In the past week, social media in the sports world took a step closer to realtime player posting as Major League baseball allowed, for the first time, use of Facebook and Twitter by All Stars after they had left the game. The move is particularly significant as the All Star Game is much more than just a fan enthusiast exhibition. The game’s end result plays a role in home field advantage for the victors in the playoffs.
Over 800,000 comments on the two most popular social media platforms entailed a 257% increase in traffic from last year. By the end of the first inning, in fact, there were more comments than total comments in 2011. MLB reported nearly a dozen player participants, who used both a special media room as well as their personal accounts. Also of note: Fox-TV enjoyed a 3% increase in viewers – the first jump in four years.

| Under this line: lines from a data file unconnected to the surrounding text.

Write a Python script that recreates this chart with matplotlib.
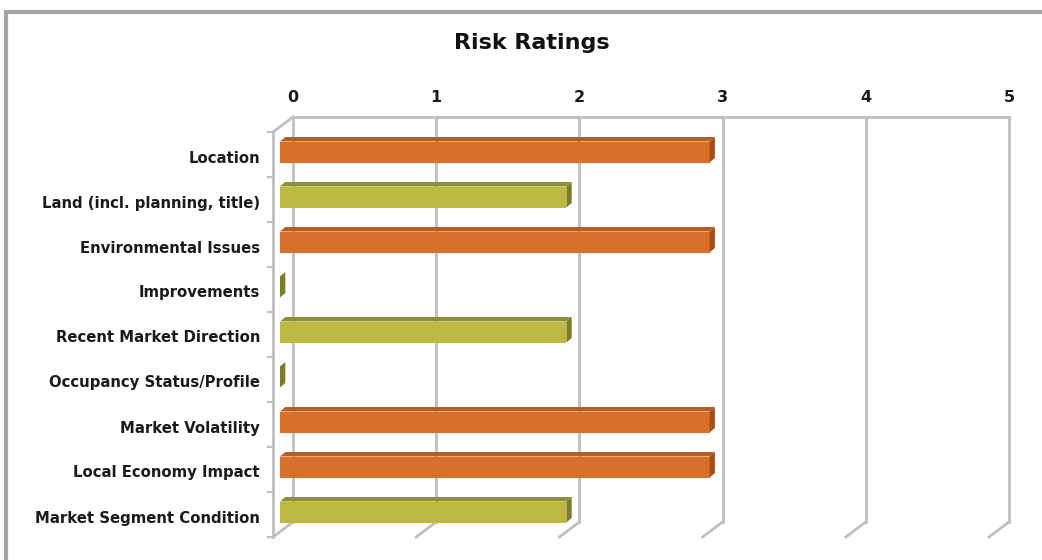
import matplotlib
matplotlib.use("Agg")
import matplotlib.pyplot as plt
from matplotlib.patches import Polygon, Rectangle

# data
categories = ["Location", "Land (incl. planning, title)", "Environmental Issues",
              "Improvements", "Recent Market Direction", "Occupancy Status/Profile",
              "Market Volatility", "Local Economy Impact", "Market Segment Condition"]
ratings = [3, 2, 3, 0, 2, 0, 3, 3, 2]
ticks = [0, 1, 2, 3, 4, 5]

# colours (front, top, side)
orange = ("#D97029", "#B65D20", "#A1501A")
olive = ("#BABA42", "#8F9031", "#7C7D28")
grid_c = "#BFBFBF"

# layout: pixels per unit of value / category
PX_X = 143.2
PX_Y = 45.0
X0 = 273      # pixel of value 0 on the front plane
Y0 = 154.5    # pixel of first category centre

fig = plt.figure(figsize=(10.42, 5.6), dpi=100)
ax = fig.add_axes([0, 0, 1, 1])
ax.set_xlim(-X0 / PX_X, (1042 - X0) / PX_X)
ax.set_ylim((560 - Y0) / PX_Y, -Y0 / PX_Y)
ax.axis("off")

# depth of the 3d box (back wall offset)
wdx, wdy = 20 / PX_X, -15 / PX_Y
top_c, bot_c = -0.5, len(categories) - 0.5

# back wall grid lines + floor diagonals
for t in ticks:
    ax.plot([t + wdx, t + wdx], [top_c + wdy, bot_c + wdy], color=grid_c, lw=2, zorder=1)
    ax.plot([t, t + wdx], [bot_c, bot_c + wdy], color=grid_c, lw=2, zorder=1)
    ax.text(t + wdx, top_c + wdy - 0.44, str(t), ha="center", va="center",
            fontsize=11.5, fontweight="bold", color="#1a1a1a")
ax.plot([wdx, ticks[-1] + wdx], [top_c + wdy, top_c + wdy], color=grid_c, lw=2, zorder=1)
ax.plot([0, wdx], [top_c, top_c + wdy], color=grid_c, lw=2, zorder=1)

# left axis with ticks
ax.plot([0, 0], [top_c, bot_c], color=grid_c, lw=2, zorder=1)
for k in range(len(categories) + 1):
    ax.plot([-5 / PX_X, 0], [top_c + k, top_c + k], color=grid_c, lw=1.5, zorder=1)

# bars
fx, fy = 7 / PX_X, -2.5 / PX_Y
ddx, ddy = 5.3 / PX_X, -4.5 / PX_Y
h = 10.5 / PX_Y
for i, (lab, v) in enumerate(zip(categories, ratings)):
    front, topc, side = orange if v >= 3 else olive
    x0, x1 = fx, fx + v
    yt, yb = i + fy - h, i + fy + h
    ax.add_patch(Rectangle((x0, yt), v, 2 * h, facecolor=front, edgecolor="none", zorder=3))
    ax.add_patch(Polygon([(x0, yt), (x1, yt), (x1 + ddx, yt + ddy), (x0 + ddx, yt + ddy)],
                         closed=True, facecolor=topc, edgecolor="none", zorder=3))
    ax.add_patch(Polygon([(x1, yt), (x1 + ddx, yt + ddy), (x1 + ddx, yb + ddy), (x1, yb)],
                         closed=True, facecolor=side, edgecolor="none", zorder=3))
    ax.text(-13 / PX_X, i + 3.5 / PX_Y, lab, ha="right", va="center",
            fontsize=10.7, fontweight="bold", color="#1a1a1a")

fig.text(532 / 1042, 1 - 43 / 560, "Risk Ratings", ha="center", va="center",
         fontsize=16, fontweight="bold", color="#111111")

# outer chart border
fig.patches.append(Rectangle((6 / 1042, -0.1), 1.2, 1.1 - 12 / 560, transform=fig.transFigure,
                             facecolor="none", edgecolor="#A6A6A6", lw=3))

fig.savefig("out.png", dpi=100)
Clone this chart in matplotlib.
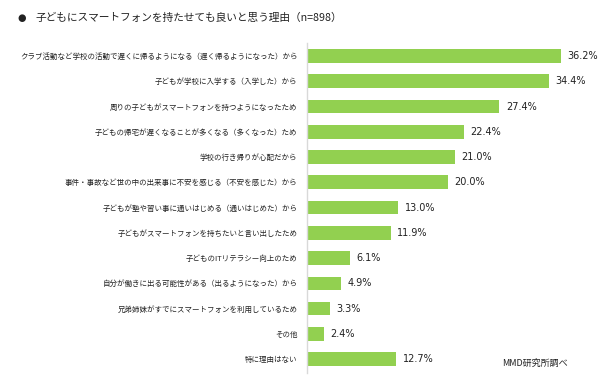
import matplotlib
matplotlib.use("Agg")
import matplotlib.pyplot as plt

plt.rcParams['font.family'] = ['Noto Sans CJK JP', 'DejaVu Sans']

categories = [
    "クラブ活動など学校の活動で遅くに帰るようになる（遅く帰るようになった）から",
    "子どもが学校に入学する（入学した）から",
    "周りの子どもがスマートフォンを持つようになったため",
    "子どもの帰宅が遅くなることが多くなる（多くなった）ため",
    "学校の行き帰りが心配だから",
    "事件・事故など世の中の出来事に不安を感じる（不安を感じた）から",
    "子どもが塾や習い事に通いはじめる（通いはじめた）から",
    "子どもがスマートフォンを持ちたいと言い出したため",
    "子どものITリテラシー向上のため",
    "自分が働きに出る可能性がある（出るようになった）から",
    "兄弟姉妹がすでにスマートフォンを利用しているため",
    "その他",
    "特に理由はない",
]
values = [36.2, 34.4, 27.4, 22.4, 21.0, 20.0, 13.0, 11.9, 6.1, 4.9, 3.3, 2.4, 12.7]
title = "子どもにスマートフォンを持たせても良いと思う理由（n=898）"
source = "MMD研究所調べ"

W, H = 600, 375
fig = plt.figure(figsize=(W / 100, H / 100), dpi=100)
fig.patch.set_facecolor("white")

ax_left, ax_right = 307 / W, 588 / W
ax_top, ax_bot = 43 / H, 373 / H
ax = fig.add_axes([ax_left, 1 - ax_bot, ax_right - ax_left, ax_bot - ax_top])

ypos = list(range(len(categories)))
ax.barh(ypos, values, height=0.54, color="#92D050", edgecolor="none")
ax.set_xlim(0, 40)
ax.set_ylim(12.55, -0.515)

for s in ["top", "right", "bottom"]:
    ax.spines[s].set_visible(False)
ax.spines["left"].set_color("#D9D9D9")
ax.spines["left"].set_linewidth(1.0)
ax.set_xticks([])
ax.set_yticks(ypos)
ax.set_yticklabels(categories, fontsize=5.4, color="#222222")
ax.tick_params(axis="y", length=0, pad=7)

for y, v in zip(ypos, values):
    ax.text(v + 0.9, y, f"{v:.1f}%", va="center", ha="left", fontsize=7,
            color="#222222", family=["DejaVu Sans"])

fig.text(17 / W, 1 - 18 / H, "●", fontsize=7, color="#222222", va="center", ha="left",
         family=["DejaVu Sans"])
fig.text(36 / W, 1 - 18 / H, title, fontsize=7.7, color="#222222", va="center", ha="left")
fig.text(502 / W, 1 - 363 / H, source, fontsize=6.5, color="#222222", va="center", ha="left")

fig.savefig("out.png", dpi=100)
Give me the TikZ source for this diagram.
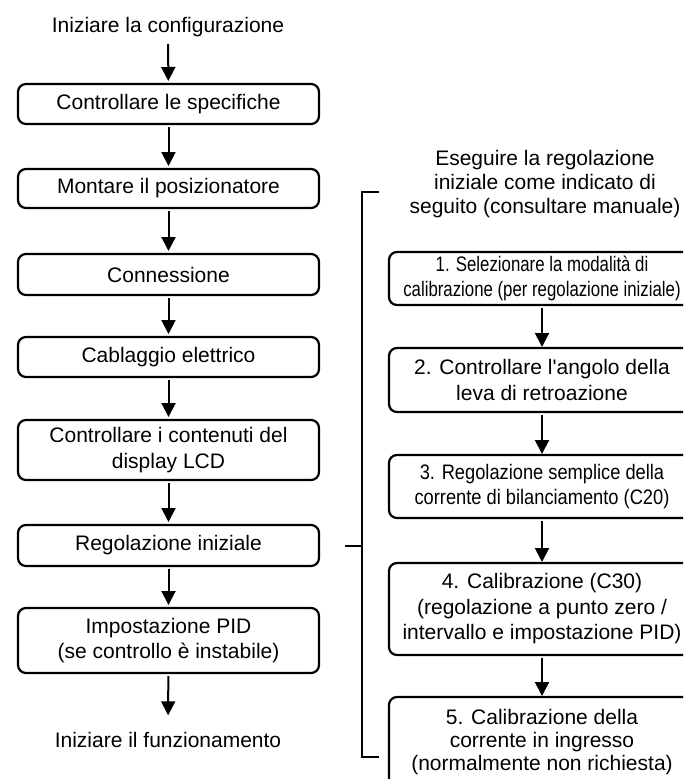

It’s a smart move by professional baseball – provide existing and potential fans with access to content they can’t get anywhere else, via favored communication platforms. And you can bet others will take note, perhaps with the NFL, NBA and/or NHL relaxing their policies to the point where pre-season or exhibition games are no longer off-limits. What better way to build next-generation followers?
I’m fine with it as long as our Blackberrys and iPhones don’t take us too far afield of what is actually taking place on it. Based on the many I see at games looking down to their devises rather than out toward the action, it seems that all too often we are not getting caught up in the moment but, rather, missing it entirely.